O autor, porém, não abandona a poesia. Pelo contrário: no meio do cinismo e da sarjeta, há imagens líricas de um lirismo desgastado, melancólico, mas ainda vibrante. São restos de uma utopia soterrada sob a lama da história, como flores nascendo no esgoto.

A utopia, em Catunda, não é uma proposta política concreta — é uma lembrança tênue, uma lembrança que sangra. A Barbúria é o mundo depois da utopia, quando os sonhos viraram slogans e os ideais, memes de ocasião.

O epílogo apresenta uma cena simbólica: um bardo anônimo toca rabeca diante de um muro grafitado com insultos à liberdade. Ninguém o ouve. Ninguém o vê. Ainda assim, ele toca. É nesse gesto gratuito, quase tolo, que resiste uma centelha de dignidade.

Catunda parece sugerir que, se há salvação, ela não está no sistema — mas no gesto desinteressado, na arte feita sem plateia, na ética que sobrevive sem recompensa. A resistência, aqui, é residual. Mas existe.

A voz narrativa se dissolve, aos poucos, como se fosse tragada pelo mesmo vórtice de Barbúria. Já não há narrador onisciente, apenas fragmentos, retalhos de consciência, ruídos de uma civilização em colapso. A forma acompanha o colapso do conteúdo.

A construção literária, nesse ponto, alcança uma maturidade plena. Catunda domina a desestruturação como recurso estético: ele desconstrói com método, desmonta com precisão. A Barbúria implode sob um controle literário severo e sutil.

É nesse momento que a obra se aproxima do grande ciclo trágico da literatura ocidental. Há ecos de “1984”, de Orwell, e de “Ensaio sobre a lucidez”, de Saramago. Mas há também a herança do teatro popular, da crônica mordaz à brasileira.

O humor, que antes servia como alívio e crítica, aqui se ausenta. No fim, até o riso morre. O leitor é confrontado com o silêncio da desesperança — um gesto audaz num tempo em que tudo precisa ser resolvido, explicado, vendido como produto.

A Barbúria, ao fim, se revela um arquétipo expandido do Brasil real. Mas é também um retrato universal: qualquer nação que normalize a estupidez e ridicularize a ética corre o risco de se transformar na Barbúria. Ou já se transformou.

A literatura de Catunda tem, nesse sentido, uma função de testemunho. É um registro crítico da degradação cultural, social e política de um povo. Não se trata de um panfleto, mas de um espelho — e poucos leitores saem ilesos desse reflexo.
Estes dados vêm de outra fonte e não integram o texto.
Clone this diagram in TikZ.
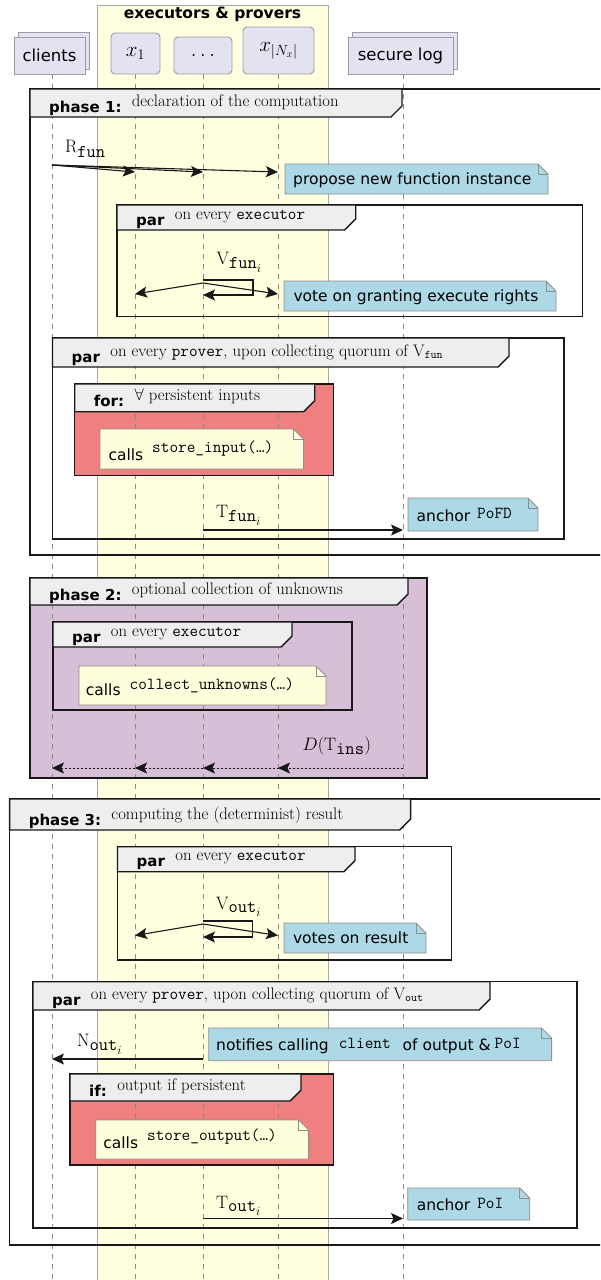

Há um mérito maior nessa obra: ela não perde, em nenhum momento, sua consciência estética. Mesmo em meio à denúncia, à crítica ácida, à desesperança, Catunda cuida da linguagem com rigor e ironia. O estilo é, até o fim, a sua resistência.

A Barbúria permanece como símbolo — um mito contemporâneo, um Brasil hiperbolizado, um pesadelo alegórico de onde ninguém acorda. Talvez por isso o livro incomode: ele não termina. Ele se repete todos os dias.
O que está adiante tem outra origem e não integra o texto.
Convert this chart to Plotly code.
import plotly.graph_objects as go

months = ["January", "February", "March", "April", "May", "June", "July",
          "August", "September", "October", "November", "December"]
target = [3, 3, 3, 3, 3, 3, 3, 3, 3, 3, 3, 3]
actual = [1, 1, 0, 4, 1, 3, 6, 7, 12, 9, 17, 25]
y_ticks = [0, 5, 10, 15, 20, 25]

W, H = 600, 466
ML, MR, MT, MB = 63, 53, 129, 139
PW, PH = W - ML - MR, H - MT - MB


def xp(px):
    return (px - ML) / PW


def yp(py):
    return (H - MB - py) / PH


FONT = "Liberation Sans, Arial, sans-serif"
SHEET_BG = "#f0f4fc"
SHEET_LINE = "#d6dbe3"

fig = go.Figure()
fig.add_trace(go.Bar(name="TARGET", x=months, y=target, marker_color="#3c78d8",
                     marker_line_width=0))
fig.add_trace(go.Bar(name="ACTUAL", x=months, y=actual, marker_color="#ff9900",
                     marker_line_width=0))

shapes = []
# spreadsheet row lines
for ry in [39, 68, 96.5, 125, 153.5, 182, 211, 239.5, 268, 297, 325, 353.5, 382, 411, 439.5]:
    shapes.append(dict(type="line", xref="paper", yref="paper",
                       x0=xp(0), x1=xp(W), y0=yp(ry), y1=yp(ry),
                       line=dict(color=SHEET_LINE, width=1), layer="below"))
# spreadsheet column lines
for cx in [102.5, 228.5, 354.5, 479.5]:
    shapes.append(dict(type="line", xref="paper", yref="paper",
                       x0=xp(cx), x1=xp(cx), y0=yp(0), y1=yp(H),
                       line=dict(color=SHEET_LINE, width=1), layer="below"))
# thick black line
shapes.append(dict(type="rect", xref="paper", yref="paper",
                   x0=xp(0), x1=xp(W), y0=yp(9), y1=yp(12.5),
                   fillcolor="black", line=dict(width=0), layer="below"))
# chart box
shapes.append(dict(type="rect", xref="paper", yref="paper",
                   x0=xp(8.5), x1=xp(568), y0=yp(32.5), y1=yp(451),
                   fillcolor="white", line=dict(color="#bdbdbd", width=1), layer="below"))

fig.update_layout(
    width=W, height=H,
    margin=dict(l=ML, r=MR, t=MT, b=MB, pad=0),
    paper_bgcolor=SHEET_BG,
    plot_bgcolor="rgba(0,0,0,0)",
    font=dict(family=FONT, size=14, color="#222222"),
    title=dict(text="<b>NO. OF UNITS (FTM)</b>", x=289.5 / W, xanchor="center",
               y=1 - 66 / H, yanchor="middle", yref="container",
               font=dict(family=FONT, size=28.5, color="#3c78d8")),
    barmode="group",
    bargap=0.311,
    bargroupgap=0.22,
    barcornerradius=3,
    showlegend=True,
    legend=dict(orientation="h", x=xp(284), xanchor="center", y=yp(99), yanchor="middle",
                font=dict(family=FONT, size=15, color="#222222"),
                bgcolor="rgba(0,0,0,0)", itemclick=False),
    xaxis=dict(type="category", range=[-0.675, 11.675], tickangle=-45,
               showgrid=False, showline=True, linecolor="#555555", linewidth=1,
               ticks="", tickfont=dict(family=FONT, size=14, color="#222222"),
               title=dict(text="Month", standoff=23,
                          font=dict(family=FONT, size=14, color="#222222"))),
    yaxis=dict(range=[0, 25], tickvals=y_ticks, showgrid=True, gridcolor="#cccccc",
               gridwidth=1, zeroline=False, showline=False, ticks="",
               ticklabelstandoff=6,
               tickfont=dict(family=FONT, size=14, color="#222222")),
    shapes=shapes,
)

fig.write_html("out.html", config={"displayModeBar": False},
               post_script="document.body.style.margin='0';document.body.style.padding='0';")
É nesse ponto que o título da obra se revela profético: “Todos os dias são difíceis na Barbúria” não é uma frase ocasional, mas um destino. É o mantra sombrio de uma nação que se afoga em sua própria caricatura.

A densidade filosófica do livro, aliada à sua riqueza linguística e à coragem do olhar, coloca Márcio Catunda entre os nomes fundamentais da literatura crítica contemporânea. Não por causa da denúncia, mas pela construção de um universo literário completo, autoalimentado, coerente em seu delírio.

Poucas obras brasileiras recentes têm a ousadia de ser tão radicais. Márcio Catunda não suaviza. Ele escreve contra o tempo, contra a alienação, contra o adestramento cultural. Sua Barbúria é uma advertência.

No fim, o livro se fecha como um labirinto sem saída — ou como um espelho que o leitor é forçado a encarar. Não há catarse. Há constatação. A Barbúria continua. E o leitor sai da leitura com a incômoda sensação de que talvez nunca tenha saído dela.

“Todos os dias são difíceis na Barbúria” é, por tudo isso, uma obra indispensável. Crua, poética, revoltante e necessária. Um documento literário sobre o esfacelamento do sensível em tempos de estupidez generalizada. Um brado mudo, um grito abafado — mas ainda assim, um grito.

 

Vicente Freitas Liot

 

CATUNDA, Márcio. 𝗧𝗼𝗱𝗼𝘀 𝗼𝘀 𝗱𝗶𝗮𝘀 𝘀ã𝗼 𝗱𝗶𝗳í𝗰𝗲𝗶𝘀 𝗻𝗮 𝗕𝗮𝗿𝗯ú𝗿𝗶𝗮. Fortaleza: RDS Editora, 2018.